Pleasant Creek experiences flash floods during summer monsoon rains, and these floods can overflow the banks, carrying sediments, rocks, trees, and other debris downstream. Clear flowing water has some erosional force, but it is magnified when sediment in the water grinds against and wears down the rock layers in the creek. Scientists estimate the erosional force and downcutting of the nearby Fremont River to be about 30 inches (76 cm) per thousand years, which is a fast rate of erosion for the Colorado Plateau.

Rockfalls are another sign of erosion, and in 2019, about 200 feet of vertical Wingate Cliff crashed to the valley floor, just east of the Field Station, along the trail to the petroglyphs. While walking through this section, please do not stop, as the cliffs still have many vertical fractures, and rockfalls can happen at any time. As Wallace Stegner wrote, “Geology knows no such word as forever.”

A headwall of debris on the second (of three) flash floods in Sulphur Creek, near the Capitol Reef Visitor Center and Highway 24. Video taken by UVU intern Katie Davis

Another flash flood in the Fremont River, along with an ephemeral waterfall. Video taken by Joe Ceredini

Video of a major rockfall event in Pleasant Creek on April 28, 2019. Recorded by Joe Ceredini

Basalt Boulders

You might have noticed the many black boulders scattered throughout Pleasant Creek. Where are they from, and what kind of rock are they? They are basalt and andesite boulders, volcanic or igneous rock. About 20 million years ago, lava came to the surface of the earth and filled in low-lying areas, which are now the high points of Boulder and Thousand Lake mountains. All the other higher areas weathered away, but Boulder and Thousand Lake mountains were capped by erosion-resistant volcanic rock. These mountains were tall enough to have small glaciers on them during the last few ice ages, and as the glaciers melted and refroze, they mechanically weathered the basalt into big, jagged chunks.

Within the last 200,000 to 100,000 years, massive landslides rafted these boulders (often still very angular) into what is now Capitol Reef and deposited them on the valley floors. Thanks to continual erosion and the carving of waterways like Pleasant Creek, some of these valleys are now mesas and terraces.

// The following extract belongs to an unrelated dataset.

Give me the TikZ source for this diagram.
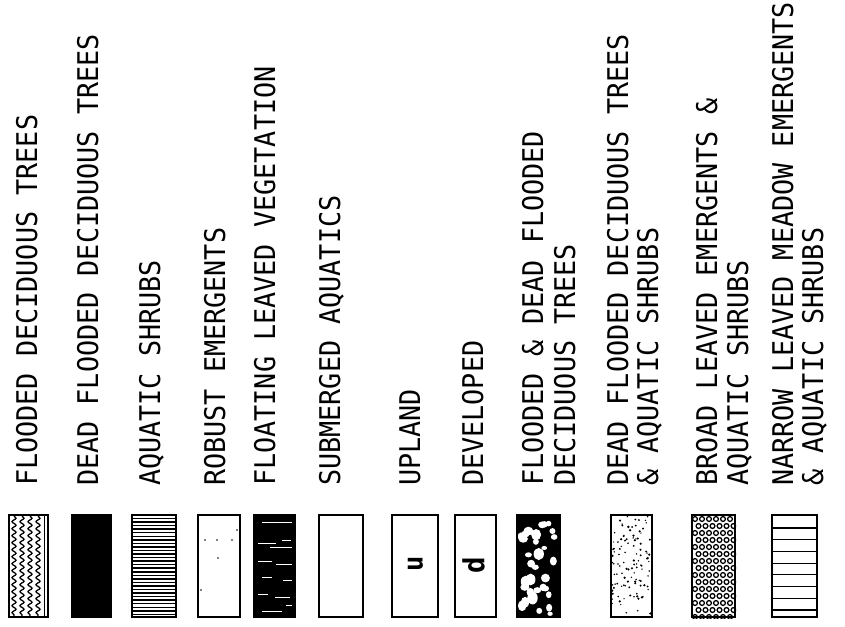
\documentclass[tikz,border=0pt]{standalone}
\usepackage{fontspec}
\newfontfamily\plotfont[FakeStretch=0.94]{DejaVu Sans Mono}
\usetikzlibrary{decorations.pathmorphing}
\begin{document}
\begin{tikzpicture}[x=1pt,y=-1pt,
  lbl/.style={font=\plotfont\fontsize{28.5}{31}\selectfont, anchor=base west, rotate=90, inner sep=0pt},
  swatch/.style={draw=black, line width=2pt, inner sep=0pt, minimum height=102pt},
  glyph/.style={font=\plotfont\bfseries\fontsize{27}{27}\selectfont, rotate=90, inner sep=0pt},
  hatch/.style={line width=1.5pt},
  ]
\useasboundingbox[fill=white] (0,0) rectangle (845,626);

% labels
\node[lbl] (t1) at (37,486) {FLOODED DECIDUOUS TREES};
\node[lbl] (t2) at (98,486) {DEAD FLOODED DECIDUOUS TREES};
\node[lbl] (t3) at (160,486) {AQUATIC SHRUBS};
\node[lbl] (t4) at (225,486) {ROBUST EMERGENTS};
\node[lbl] (t5) at (275,486) {FLOATING LEAVED VEGETATION};
\node[lbl] (t6) at (340,486) {SUBMERGED AQUATICS};
\node[lbl] (t7) at (420,486) {UPLAND};
\node[lbl] (t8) at (483,486) {DEVELOPED};
\node[lbl] (t9a) at (543,486) {FLOODED \& DEAD FLOODED};
\node[lbl] (t9b) at (575,486) {DECIDUOUS TREES};
\node[lbl] (t10a) at (628,486) {DEAD FLOODED DECIDUOUS TREES};
\node[lbl] (t10b) at (658,486) {\& AQUATIC SHRUBS};
\node[lbl] (t11a) at (717,486) {BROAD LEAVED EMERGENTS \&};
\node[lbl] (t11b) at (748,486) {AQUATIC SHRUBS};
\node[lbl] (t12a) at (793,486) {NARROW LEAVED MEADOW EMERGENTS};
\node[lbl] (t12b) at (823,486) {\& AQUATIC SHRUBS};

% swatches
\node[swatch, minimum width=39pt] (s1) at (28.5,566) {};
\node[swatch, fill=black, minimum width=39pt] (s2) at (91.5,566) {};
\node[swatch, minimum width=44pt] (s3) at (154,566) {};
\node[swatch, minimum width=42pt] (s4) at (219,566) {};
\node[swatch, fill=black, minimum width=41pt] (s5) at (274.5,566) {};
\node[swatch, minimum width=44pt] (s6) at (341,566) {};
\node[swatch, minimum width=46pt] (s7) at (415,566) {};
\node[swatch, minimum width=41pt] (s8) at (475.5,566) {};
\node[swatch, fill=black, minimum width=43pt] (s9) at (538.5,566) {};
\node[swatch, minimum width=41pt] (s10) at (631.5,566) {};
\node[swatch, minimum width=43pt] (s11) at (713.5,566) {};
\node[swatch, minimum width=45pt] (s12) at (794.5,566) {};

% 1 flooded deciduous trees: wavy vertical lines
\begin{scope}
\clip (s1.south west) rectangle (s1.north east);
\foreach \xx in {14,22,30,38}
  \draw[line width=1.3pt, decorate, decoration={snake, amplitude=2pt, segment length=7pt}] (\xx,516) -- (\xx,616);
\draw[line width=1pt] (44,516) -- (44,616);
\end{scope}

% 3 aquatic shrubs: dense horizontal lines
\begin{scope}
\clip (s3.south west) rectangle (s3.north east);
\foreach \k in {0,...,27}
  \draw[hatch] (132,{518.5+\k*3.55}) -- (176,{518.5+\k*3.55});
\end{scope}

% 4 robust emergents: sparse dots
\foreach \p in {(205,540),(217,540),(232,540),(218,558),(201,590),(237,530)}
  \fill \p circle[radius=0.8];

% 5 floating leaved vegetation: white dashes on black
\foreach \a/\b/\yy in {262/292/522, 258/276/543, 282/291/540, 270/292/547, 258/272/561, 276/292/564,
                       262/272/577, 283/292/580, 258/268/594, 275/290/597, 262/282/611, 286/292/605}
  \draw[white, line width=1pt] (\a,\yy) -- (\b,\yy);

% 7 upland, 8 developed
\node[glyph] (gu) at (415.5,563.5) {u};
\node[glyph, font=\plotfont\bfseries\fontsize{29}{29}\selectfont] (gd) at (473.5,565) {d};

% 9 flooded & dead flooded deciduous trees: white blobs on black
\begin{scope}
\clip ([shift={(2pt,2pt)}]s9.south west) rectangle ([shift={(-2pt,-2pt)}]s9.north east);
\pgfmathsetseed{7}
\foreach \i in {1,...,34}{
  \pgfmathsetmacro\bx{521+rnd*36}
  \pgfmathsetmacro\by{518+rnd*96}
  \pgfmathsetmacro\br{2.6+rnd*2.6}
  \pgfmathsetmacro\bs{0.7+rnd*0.6}
  \fill[white] (\bx,\by) ellipse[x radius=\br, y radius=\br*\bs];
}
\end{scope}

% 10 dead flooded deciduous trees & aquatic shrubs: stipple
\begin{scope}
\clip (s10.south west) rectangle (s10.north east);
\pgfmathsetseed{11}
\foreach \i in {1,...,110}{
  \pgfmathsetmacro\bx{612+rnd*39}
  \pgfmathsetmacro\by{516+rnd*100}
  \pgfmathsetmacro\br{0.7+rnd*0.6}
  \fill (\bx,\by) circle[radius=\br];
}
\end{scope}

% 11 broad leaved emergents: rings
\begin{scope}
\clip (s11.south west) rectangle (s11.north east);
\foreach \r in {0,...,14}
  \foreach \c in {0,...,5}{
    \pgfmathsetmacro\cx{695+\c*7+mod(\r,2)*3.5}
    \pgfmathsetmacro\cy{519+\r*7}
    \draw[line width=1.3pt] (\cx,\cy) circle[radius=2.4];
  }
\end{scope}

% 12 narrow leaved meadow emergents: spaced horizontal lines
\foreach \k in {0,...,7}
  \draw[line width=1.2pt] (s12.west |- 0,{528+\k*11.7}) -- (s12.east |- 0,{528+\k*11.7});

\end{tikzpicture}
\end{document}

Black Boulders at Capitol Reef

Henry Mountains

Visible to the east of the field station, in the gap created by Pleasant Creek, sits another outcrop of igneous the rock, the Henry Mountains. These young mountains are a laccolith. An igneous intrusion of magma came up from the center of the earth but did not break the surface. The softer, sedimentary rock above the intrusion eventually weathered away, exposing the hard, igneous rock. According to the Utah Geologic Survey, “a laccolith is a sizable magma body which attempts to come to the surface through a neck or conduit but spreads horizontally between sedimentary layers on its way up, pushing the host rock layers up into a dome shape before cooling beneath the surface.” Timeframes for the intrusion range from 29 to 23 MYA. Geologists continue to study the Henry Mountains, which were the last mountain range to be mapped in the Lower 48 and are home to a free-roaming herd of bison.